We all know that recent stock and bond market movements have investors a little on edge. With an inverted yield curve and interest rates at an all time low, we can’t really blame them for being cautious. However, we can say that blowing these movements out of proportion is a waste of energy, particularly when the only evidence we have that a recession is coming is that circumstances preceding have been similar in the past. The correlation between an inverted yield curve and a recession has taken over the finance industry to such an extent that for some investors it’s not so much a matter of whether a recession is coming, but how long until it starts- let’s just go ahead and say that this thought process has a few flaws.

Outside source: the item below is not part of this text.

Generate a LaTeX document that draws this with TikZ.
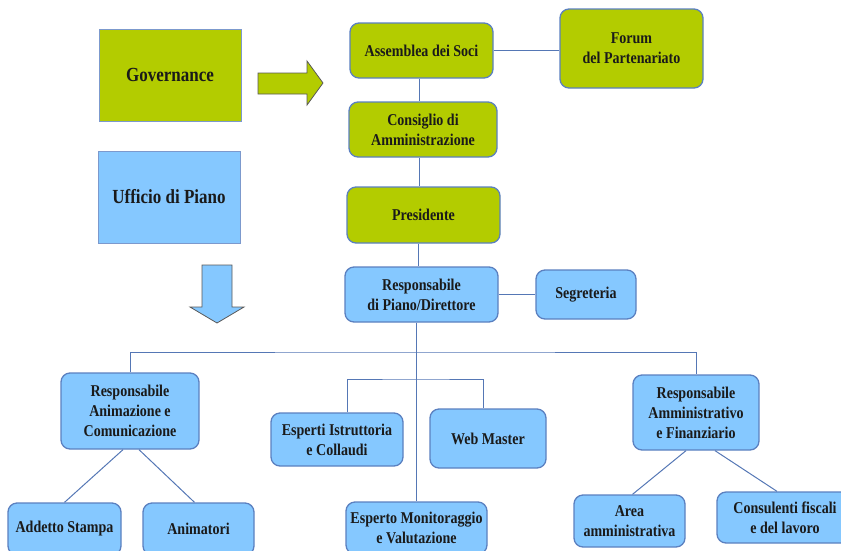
\documentclass[tikz,border=0pt]{standalone}
\usepackage{fontspec}
\setmainfont{Liberation Serif}[FakeStretch=0.85]
\begin{document}
\definecolor{govgreen}{HTML}{B3CC00}
\definecolor{officeblue}{HTML}{85C8FF}
\definecolor{edgeblue}{HTML}{5B80C0}
\definecolor{linkblue}{HTML}{5577B5}
\definecolor{inkdark}{HTML}{1A1A1A}
\begin{tikzpicture}[x=1pt,y=-1pt,
  box/.style={draw=edgeblue, line width=1.3pt, rounded corners=9pt, align=center,
    font=\fontsize{16.5}{20}\selectfont\bfseries, text=inkdark, inner sep=2pt},
  greenbox/.style={box, fill=govgreen},
  bluebox/.style={box, fill=officeblue},
  keybox/.style={draw=edgeblue!80, line width=0.9pt, align=center,
    font=\fontsize{20}{24}\selectfont\bfseries, text=inkdark,
    minimum width=142pt, minimum height=92pt},
  link/.style={draw=linkblue, line width=1pt},
  fatarrow/.style={draw=gray!70!black, line width=0.8pt, line join=miter}]
\useasboundingbox (0,0) rectangle (841,550);
\clip (0,0) rectangle (841,550);

% legend blocks and their arrows
\node[keybox, fill=govgreen] (gov) at (170,75) {Governance};
\node[keybox, fill=officeblue] (uff) at (169,197) {Ufficio di Piano};
\filldraw[fatarrow, fill=govgreen] (258,73) -- (307,73) -- (307,61) -- (323,83)
  -- (307,105) -- (307,94) -- (258,94) -- cycle;
\filldraw[fatarrow, fill=officeblue] (202,265) -- (232,265) -- (232,307) -- (244,307)
  -- (217,323) -- (190,307) -- (202,307) -- cycle;

% governance chain
\node[greenbox, minimum width=143pt, minimum height=55pt] (ass) at (421.5,50.5) {Assemblea dei Soci};
\node[greenbox, minimum width=143pt, minimum height=79pt] (forum) at (631.5,48.5) {Forum\\del Partenariato};
\node[greenbox, minimum width=148pt, minimum height=55pt] (cons) at (423,129.5) {Consiglio di\\Amministrazione};
\node[greenbox, minimum width=153pt, minimum height=56pt] (pres) at (423.5,215) {Presidente};

% office of the plan
\node[bluebox, minimum width=153pt, minimum height=55pt] (dir) at (421.5,294.5) {Responsabile\\di Piano/Direttore};
\node[bluebox, minimum width=100pt, minimum height=49pt] (seg) at (586,294.5) {Segreteria};
\node[bluebox, minimum width=138pt, minimum height=76pt] (ranim) at (130,411) {Responsabile\\Animazione e\\Comunicazione};
\node[bluebox, minimum width=132pt, minimum height=53pt] (esi) at (337,439.5) {Esperti Istruttoria\\e Collaudi};
\node[bluebox, minimum width=116pt, minimum height=59pt] (web) at (488,438.5) {Web Master};
\node[bluebox, minimum width=126pt, minimum height=75pt] (ramm) at (696,412.5) {Responsabile\\Amministrativo\\e Finanziario};
\node[bluebox, minimum width=113pt, minimum height=52pt] (add) at (64.5,529) {Addetto Stampa};
\node[bluebox, minimum width=111pt, minimum height=52pt] (anim) at (198.5,529) {Animatori};
\node[bluebox, minimum width=141pt, minimum height=52pt] (emon) at (416.5,528) {Esperto Monitoraggio\\e Valutazione};
\node[bluebox, minimum width=111pt, minimum height=52pt] (area) at (629.5,521) {Area\\amministrativa};
\node[bluebox, minimum width=136pt, minimum height=51pt] (cfis) at (785,517.5) {Consulenti fiscali\\e del lavoro};

% connectors
\coordinate (bus) at (416.5,352);
\coordinate (sub) at (416.5,379);
\draw[link] (ass.east) -- (forum.west |- ass.east);
\draw[link] (ass.south -| 419,0) -- (cons.north -| 419,0);
\draw[link] (cons.south -| 419,0) -- (pres.north -| 419,0);
\draw[link] (pres.south -| 418,0) -- (dir.north -| 418,0);
\draw[link] (dir.east) -- (seg.west |- dir.east);
\draw[link] (dir.south -| emon.north) -- (emon.north);
\draw[link] (ranim.north) |- (bus) -| (ramm.north);
\draw[link] ([xshift=10pt]esi.north) |- (sub) -| ([xshift=-5pt]web.north);
\draw[link] ([xshift=-7pt]ranim.south) -- (add.north);
\draw[link] ([xshift=9pt]ranim.south) -- ([xshift=-4pt]anim.north);
\draw[link] ([xshift=-10pt]ramm.south) -- ([xshift=3pt]area.north);
\draw[link] ([xshift=19pt]ramm.south) -- ([xshift=-8pt]cfis.north);
\end{tikzpicture}
\end{document}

Let’s flashback to the 2008 economic crisis- real estate was coming down from its gross overvaluation period, and banks were doing damage control by selling mortgage-related securities at all-time low prices. This factor played a huge role in the subsequent economic downturn, and as a consensus, is not a circumstance we’re currently facing. While it can be argued that overvaluation currently exists in the stock market and could be considered an equivalent factor, there’s still the issue of perceiving “fair-value” now versus 10 years ago- the years just aren’t accurately comparable, so we can’t rely on this reasoning.
For arguments sake, let’s consider an inverted yield curve as a dead-set indicator of an impending recession. In 1980, short-term Fed rates rose to 19% to control inflation, and the 30-year Treasury Bond was yielding almost 13%. At the time of this article, the 30-year Treasury Bond is yielding 2.02%, and Fed rates have just been cut to 2.25%. So as much as our current economic situation isn’t ideal, we’ve seen it before and more importantly, we have certainly seen much worse. So yes, the economy is slowing down, but don’t you slow down when you eat a little too much too fast?
We’ve said it once, and we’ll say it again. The economy is self-cleaning- recovering from the Q4 2018 mess takes more than just a quick tidy up and shoeshine. There’s adjustments and corrections that need to be made, and nature is taking its course. There’s a reason these terms exist and as professional investors, we can’t predict the future- but we can prepare for scenarios that satisfy short-term, intermediate, and long-term goals.